Quello stesso anno, a luglio del 1995, due giorni dopo il funerale di Fabio Casartelli, io ebbi il brutto incidente per il quale alle fine smisi di correre. Non ero al Tour, per cui quando si seppe che Fabio era morto, mi precipitai a casa sua. Abitavo a 5 chilometri e trovai Annalisa, i genitori e quel grandissimo dolore. Con “Casa” avevo un rapporto speciale. Due giorni dopo i funerali, il 22 luglio, andai a fare cinque ore con Chiurato sul Lago di Como, con la tristezza addosso e un caldo incredibile. Eravamo a Como, quando una moto mi investì. Hanno stimato che andasse a 80-90 all’ora: la Polizia misurò 27 metri dal punto dell’impatto al mio atterraggio. Pensai di morire. Mi passò la vita davanti, poi si offuscò la vista e persi i sensi. Senza farla troppo lunga, rimasi all’ospedale di Como per 40 giorni e dopo circa tre settimane, entrarono in stanza Lefevere, Museeuw e Peeters. Erano in Italia per il Trittico Lombardo che si correva ad agosto e vennero a trovarmi. Alcuni compagni di squadra che abitavano a pochi chilometri da me non li vidi neppure.

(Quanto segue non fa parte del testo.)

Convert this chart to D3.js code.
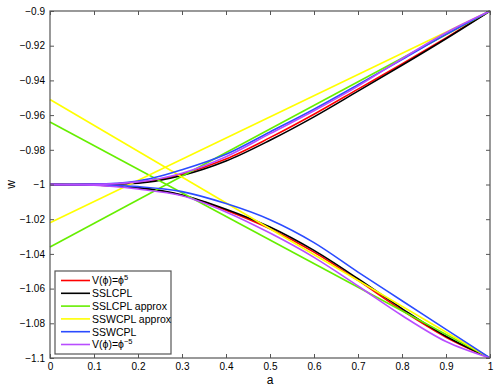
<!DOCTYPE html>
<html>
<head>
<meta charset="utf-8">
<script src="https://cdn.jsdelivr.net/npm/d3@7"></script>
<style>
  body { margin: 0; background: #fff; }
  text { font-family: "Liberation Sans", Arial, sans-serif; }
</style>
</head>
<body>
<script>
// scale factor values along a
var aGrid = [0, 0.1, 0.2, 0.3, 0.4, 0.5, 0.6, 0.7, 0.8, 0.9, 1];

// upper branches (w -> -0.9)
var redUp    = [-1, -0.9999, -0.999, -0.994, -0.9853, -0.973, -0.9595, -0.945, -0.9305, -0.9155, -0.9];
var blackUp  = [-1, -0.9999, -0.9992, -0.9948, -0.9865, -0.9745, -0.961, -0.9462, -0.9313, -0.916, -0.9];
var blueUp   = [-1, -0.9998, -0.998, -0.9915, -0.9826, -0.9697, -0.9566, -0.9425, -0.928, -0.9135, -0.9];
var purpleUp = [-1, -0.9999, -0.9985, -0.9935, -0.984, -0.9707, -0.9575, -0.9433, -0.9275, -0.9125, -0.9];

// lower branches (w -> -1.1)
var redLo    = [-1, -1.0003, -1.002, -1.0062, -1.0148, -1.0255, -1.039, -1.0553, -1.0725, -1.088, -1.1];
var blackLo  = [-1, -1.0003, -1.0018, -1.006, -1.0142, -1.0245, -1.038, -1.0543, -1.0715, -1.0875, -1.1];
var blueLo   = [-1, -1.0002, -1.0012, -1.0041, -1.011, -1.0203, -1.0335, -1.0505, -1.067, -1.0835, -1.1];
var purpleLo = [-1, -1.0004, -1.0026, -1.0065, -1.0158, -1.028, -1.042, -1.0585, -1.0755, -1.0905, -1.1];

// straight approximations: [w at a=0, w at a=1]
var aEnds = [0, 1];
var greenUp  = [-1.036, -0.9];
var greenLo  = [-0.964, -1.1];
var yellowUp = [-1.022, -0.9];
var yellowLo = [-0.951, -1.1];

var xTicks = [0, 0.1, 0.2, 0.3, 0.4, 0.5, 0.6, 0.7, 0.8, 0.9, 1];
var yTicks = [-1.1, -1.08, -1.06, -1.04, -1.02, -1, -0.98, -0.96, -0.94, -0.92, -0.9];

var legendNames = ["V(\u03d5)=\u03d5", "SSLCPL", "SSLCPL approx", "SSWCPL approx", "SSWCPL", "V(\u03d5)=\u03d5"];
var legendSup = ["5", "", "", "", "", "\u22125"];
var colors = ["#ff0000", "#000000", "#66ee00", "#ffff00", "#2a4bff", "#b84dff"];

window.onload = function () {
    var w = 498, h = 391;
    var pLeft = 50, pRight = 490, pTop = 11, pBottom = 358;

    var svg = d3.select("body").append("svg")
        .attr("width", w)
        .attr("height", h);

    var x = d3.scaleLinear().domain([0, 1]).range([pLeft, pRight]);
    var y = d3.scaleLinear().domain([-1.1, -0.9]).range([pBottom, pTop]);

    // series in drawing order (legend order)
    var series = [
        {c: 0, a: aGrid, up: redUp, lo: redLo},
        {c: 1, a: aGrid, up: blackUp, lo: blackLo},
        {c: 2, a: aEnds, up: greenUp, lo: greenLo},
        {c: 3, a: aEnds, up: yellowUp, lo: yellowLo},
        {c: 4, a: aGrid, up: blueUp, lo: blueLo},
        {c: 5, a: aGrid, up: purpleUp, lo: purpleLo}
    ];

    var line = d3.line()
        .x(function(d) { return x(d[0]); })
        .y(function(d) { return y(d[1]); })
        .curve(d3.curveMonotoneX);

    var plot = svg.append("g");
    series.forEach(function(s) {
        [s.up, s.lo].forEach(function(vals) {
            plot.append("path")
                .datum(s.a.map(function(a, i) { return [a, vals[i]]; }))
                .attr("d", line)
                .attr("fill", "none")
                .attr("stroke", colors[s.c])
                .attr("stroke-width", 1.6);
        });
    });

    // axes with inward ticks on all four sides
    var fmt = d3.format("");
    var axColor = "#555";
    function styleAxis(g) {
        g.select(".domain").remove();
        g.selectAll("line").attr("stroke", axColor);
        g.selectAll("text").attr("font-size", 10).attr("fill", "#000");
    }
    svg.append("g").attr("transform", "translate(0," + pBottom + ")")
        .call(d3.axisBottom(x).tickValues(xTicks).tickFormat(fmt).tickSizeInner(-4).tickSizeOuter(0).tickPadding(5))
        .call(styleAxis);
    svg.append("g").attr("transform", "translate(0," + pTop + ")")
        .call(d3.axisTop(x).tickValues(xTicks).tickFormat("").tickSizeInner(-4).tickSizeOuter(0))
        .call(styleAxis);
    svg.append("g").attr("transform", "translate(" + pLeft + ",0)")
        .call(d3.axisLeft(y).tickValues(yTicks).tickFormat(fmt).tickSizeInner(-4).tickSizeOuter(0).tickPadding(5))
        .call(styleAxis);
    svg.append("g").attr("transform", "translate(" + pRight + ",0)")
        .call(d3.axisRight(y).tickValues(yTicks).tickFormat("").tickSizeInner(-4).tickSizeOuter(0))
        .call(styleAxis);

    svg.append("rect")
        .attr("x", pLeft).attr("y", pTop)
        .attr("width", pRight - pLeft).attr("height", pBottom - pTop)
        .attr("fill", "none")
        .attr("stroke", axColor)
        .attr("stroke-width", 1.2);

    // axis labels
    svg.append("text")
        .attr("x", (pLeft + pRight) / 2).attr("y", 384)
        .attr("text-anchor", "middle")
        .attr("font-size", 12)
        .text("a");
    svg.append("text")
        .attr("transform", "translate(15," + y(-1) + ") rotate(-90)")
        .attr("text-anchor", "middle")
        .attr("font-size", 12)
        .text("w");

    // legend
    var legend = svg.append("g");
    legend.append("rect")
        .attr("x", 55).attr("y", 271)
        .attr("width", 116).attr("height", 83)
        .attr("fill", "#fff")
        .attr("stroke", axColor)
        .attr("stroke-width", 1.2);
    legendNames.forEach(function(name, i) {
        var ly = 280.5 + i * 12.8;
        legend.append("line")
            .attr("x1", 61).attr("x2", 90)
            .attr("y1", ly).attr("y2", ly)
            .attr("stroke", colors[i])
            .attr("stroke-width", 1.6);
        var t = legend.append("text")
            .attr("x", 92).attr("y", ly + 3.8)
            .attr("font-size", 10.5)
            .text(name);
        if (legendSup[i]) {
            t.append("tspan")
                .attr("dy", -4)
                .attr("font-size", 7.5)
                .text(legendSup[i]);
        }
    });
};
</script>
</body>
</html>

Per Ballerini la vittoria nella classica di apertura, antipasto per la prima Roubaix
Per Ballerini la vittoria nella classica di apertura, antipasto per la prima Roubaix
Chissà che sorpresa…

Loro erano così, pane al pane e vino al vino. Bisognava essere onesti e sapere che c’erano delle gerarchie. Se facevi il tuo, non c’erano problemi.

Ballerini al Nord?

Ho un bellissimo ricordo, perché mi sceglieva quasi sempre come compagno di camera e queste sono cose che ti rimangono. Franco era un buono, uno serio, ma se c’era da fare casino, non si tirava indietro. Quando però si avvicinavano quelle gare, cambiava anche personalità. Quello era il suo mese, la sua Settimana Santa. Era molto concentrato e a stargli vicino imparavo sempre qualcosa.

Ad esempio?

Nel 1994, andando in ammiraglia alla partenza del Fiandre in cui avrebbe fatto quarto, mi fece sedere davanti. C’era un tempo infame, mi sembrava strano che il capitano fosse seduto dietro, finché a metà del viaggio mi disse: «Spegni il riscaldamento, siamo a 20 gradi e là fuori ce ne sono due, cominciamo ad abituarci, che dici?». E questo è solo un piccolo esempio di come non trascurasse nulla. 

Passato nel 1996 alla MG-Technogym, Nicoletti corre la Roubaix del 1997: sarà la sua ultima stagione
Passato nel 1996 alla MG-Technogym, Nicoletti corre la Roubaix del 1997: sarà la sua ultima stagione
Vince l’Het Volk con 6 secondi di vantaggio su Van Hooydonck e poi vince anche la Roubaix…

Ma io quella l’ho vista in televisione. Non ricordo tantissimo, solo che era caduto alla Gand e aveva problemi a una spalla. Però immagino che abbia trovato forze anche nel gran tifo che c’era per lui. Quando poi divenne commissario tecnico della nazionale, io lavoravo già in Mapei e lui veniva spesso a salutare il dottor Squinzi, ma passava sempre anche da me in ufficio. E quando cominciò a vincere i mondiali e ne vinse quattro, gli scrivevo dei messaggi e mi rispondeva sempre. «Al Nico si deve rispondere», sorrideva.

Tornando a quegli anni, andare al Nord non era ancora così scontato: non tutte le squadre italiane erano attrezzate…

Non era come adesso, vero. C’era l’impressione di un ambiente estremo, non so come dire. Al mio primo Fiandre, eravamo nella piazza sotto un misto di pioggia ghiacciata e mi ricordo i belgi appena più coperti del solito, che ridevano e scherzavano, mentre noi eravamo tutti incappucciati. Adesso è cambiato tutto, anche il clima. Ma Franco vinse due Roubaix. In quegli anni, quando al Nord arrivavano gli italiani, anche i tifosi del Belgio si toglievano il cappello.